F1's financial crisis impedes drivers such as Vergne
Photo: Octane Photography
For various reasons the good midfielder - not a talent from the top drawer but comfortably good enough to be within the top 20 or however many rides there are - doesn't exist anymore in modern F1. The three-year limit we associate with the Bulls has applied to virtually all others (not bringing money) outside of the Red Bull stable in recent years too, in that if you don't within that timespan demonstrate that you're from the very top level, or else bring money and/or commercial opportunities, you're out. Go through F1 drivers for 2015 and virtually (maybe actually) all now fit into one or more of the following three categories: top level talents, pay drivers and youngsters within that opening three years.
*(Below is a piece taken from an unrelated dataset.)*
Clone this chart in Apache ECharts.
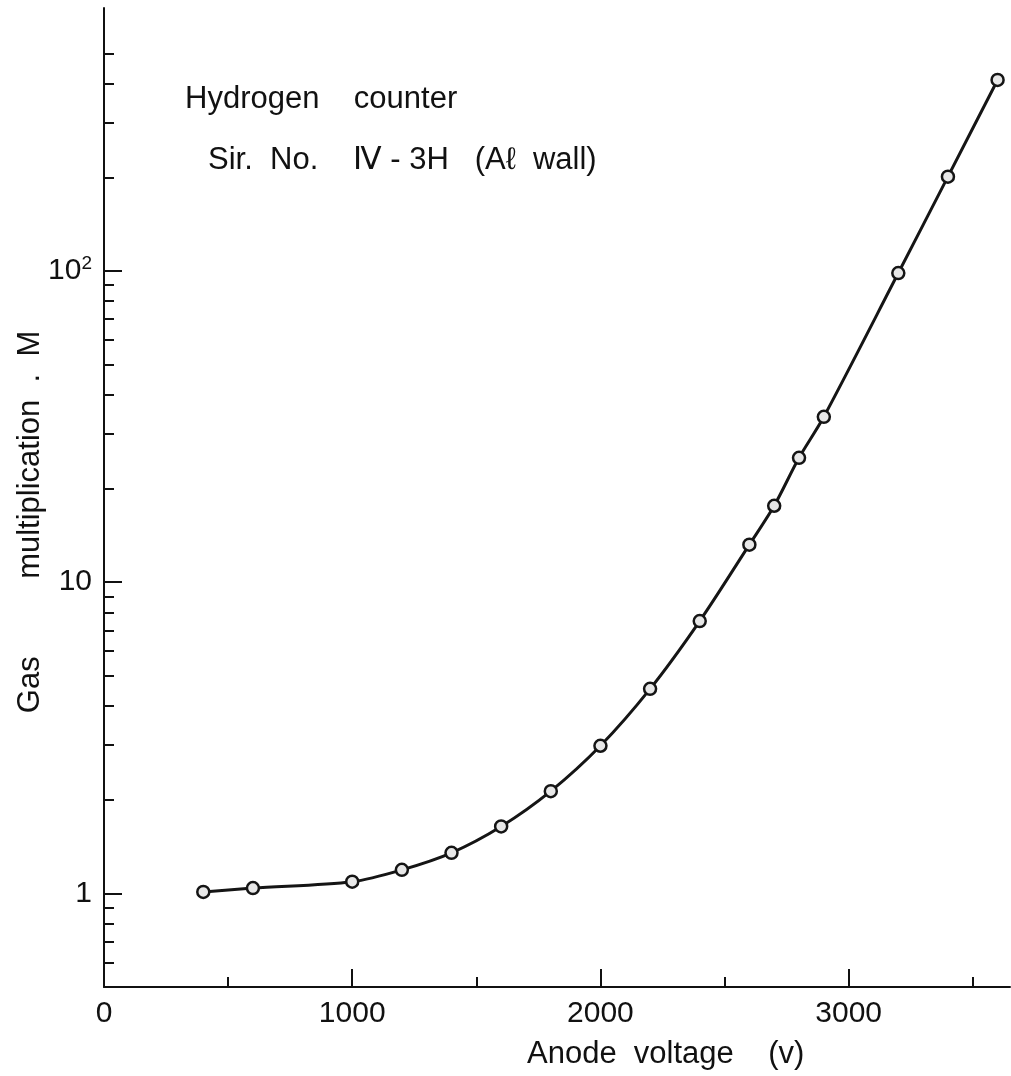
<!DOCTYPE html>
<html>
<head>
<meta charset="utf-8">
<script src="https://cdn.jsdelivr.net/npm/echarts@6/dist/echarts.min.js"></script>
<style>
html,body{margin:0;padding:0;background:#fff;}
#chart{width:1011px;height:1076px;}
</style>
</head>
<body>
<div id="chart"></div>
<script>
// ---- data ----
const voltages = [400, 600, 1000, 1200, 1400, 1600, 1800, 2000, 2200, 2400, 2600, 2700, 2800, 2900, 3200, 3400, 3600];
const multiplication = [1.01, 1.04, 1.09, 1.19, 1.35, 1.64, 2.13, 2.98, 4.54, 7.5, 13.2, 17.6, 25.1, 34.0, 98.5, 201, 411];
const xLabelValues = [0, 1000, 2000, 3000];
const xMajorTicks = [1000, 2000, 3000];
const xMinorTicks = [500, 1500, 2500, 3500];
const yLabelValues = [1, 10, 100];
const yMajorTicks = [1, 10, 100];
const yMinorTicks = [0.6, 0.7, 0.8, 0.9, 2, 3, 4, 5, 6, 7, 8, 9, 20, 30, 40, 50, 60, 70, 80, 90, 200, 300, 400, 500];
const titleLines = ['Hydrogen    counter', 'Sir.  No.    \u2163 - 3H   (A\u2113  wall)'];
const xAxisTitle = 'Anode  voltage    (v)';
const yAxisTitle = 'Gas         multiplication  .  M';

const FONT = '"Liberation Sans", Arial, sans-serif';
const INK = '#111';
const X_MIN = 0, X_MAX = 3650, Y_MIN = 0.5, Y_MAX = 700;

const chart = echarts.init(document.getElementById('chart'), null, {renderer: 'canvas'});
const axisLine = {show: true, onZero: false, lineStyle: {color: INK, width: 2}};
const option = {
  backgroundColor: '#fff',
  animation: false,
  grid: {left: 104, right: 1, top: 8, bottom: 89, containLabel: false},
  xAxis: [
    {
      type: 'value', min: X_MIN, max: X_MAX,
      axisLine: axisLine,
      splitLine: {show: false},
      axisTick: {show: true, inside: true, length: 18, lineStyle: {color: INK, width: 2}, customValues: xMajorTicks},
      axisLabel: {show: true, margin: 12, fontSize: 30, fontFamily: FONT, color: INK, customValues: xLabelValues,
        formatter: function (v) { return String(v); }}
    },
    {
      type: 'value', min: X_MIN, max: X_MAX, position: 'bottom',
      axisLine: {show: false},
      splitLine: {show: false},
      axisTick: {show: true, inside: true, length: 10, lineStyle: {color: INK, width: 2}, customValues: xMinorTicks},
      axisLabel: {show: false}
    }
  ],
  yAxis: [
    {
      type: 'log', logBase: 10, min: Y_MIN, max: Y_MAX,
      axisLine: axisLine,
      splitLine: {show: false},
      axisTick: {show: true, inside: true, length: 18, lineStyle: {color: INK, width: 2}, customValues: yMajorTicks},
      axisLabel: {
        show: true, margin: 12, fontSize: 30, fontFamily: FONT, color: INK, customValues: yLabelValues,
        formatter: function (v) { return v >= 100 ? '10{sup|2}' : String(Math.round(v)); },
        rich: {sup: {fontSize: 19, fontFamily: FONT, color: INK, verticalAlign: 'top', padding: [0, 0, 14, 0]}}
      }
    },
    {
      type: 'log', logBase: 10, min: Y_MIN, max: Y_MAX, position: 'left',
      axisLine: {show: false},
      splitLine: {show: false},
      axisTick: {show: true, inside: true, length: 10, lineStyle: {color: INK, width: 2}, customValues: yMinorTicks},
      axisLabel: {show: false}
    }
  ],
  graphic: [
    {type: 'text', left: 185, top: 84, style: {text: titleLines[0], font: '31px ' + FONT, fill: INK}},
    {type: 'text', left: 208, top: 145, style: {text: titleLines[1], font: '31px ' + FONT, fill: INK}},
    {type: 'text', left: 527, top: 1039, style: {text: xAxisTitle, font: '31px ' + FONT, fill: INK}},
    {type: 'text', x: 30, y: 522, rotation: Math.PI / 2, style: {text: yAxisTitle, font: '31px ' + FONT, fill: INK, align: 'center', verticalAlign: 'middle'}}
  ],
  series: [{
    type: 'line',
    data: voltages.map((v, i) => [v, multiplication[i]]),
    smooth: 0.3,
    symbol: 'circle',
    symbolSize: 12,
    lineStyle: {color: '#151515', width: 3},
    itemStyle: {color: '#e8e8e8', borderColor: '#151515', borderWidth: 2.5}
  }]
};
chart.setOption(option);
</script>
</body>
</html>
And see Paul di Resta, Kamui Kobayashi and Heikki Kovalainen as a few recent non-Red Bull examples that conform almost precisely in being good midfielders ditched on that timescale (though the latter two managed to sustain their existences on life support at Caterham for a while afterwards). In Kobayashi's case, in a scenario with some echoes of Ricciardo and Vergne, in 2012 he scored only six points fewer than Sergio Perez as Sauber team mates (66 to 60), but at the season's end Perez got a big break at McLaren while Kobayashi at the very same moment got the heave-ho from F1.

Which brings us nicely to the oft-discussed subject of pay drivers. They have always existed as we know; probably always will too. But F1's financial crisis we know about also, particularly for those teams competing in the midfield downwards, thus drivers with cash are especially welcome to such squads right now. And the effect of this is manifold, in that not only are team bosses more demanding of their drivers and have more of an incentive to ditch them in short order to bring in Mr Moneybags, it also all means that if a driver is dropped they have fewer race seat alternatives in F1 to take refuge at. Indeed I worked out that for next season outside the top five teams (ignoring Toro Rosso which has its own priorities of course) there are a grand total of two drivers that are there primarily on talent and not on helping to balance the books - Nico Hulkenberg and Romain Grosjean.

Retaining your place in F1 has always been tough. But the sport's warped ways of lately ensure that right now it is toweringly so.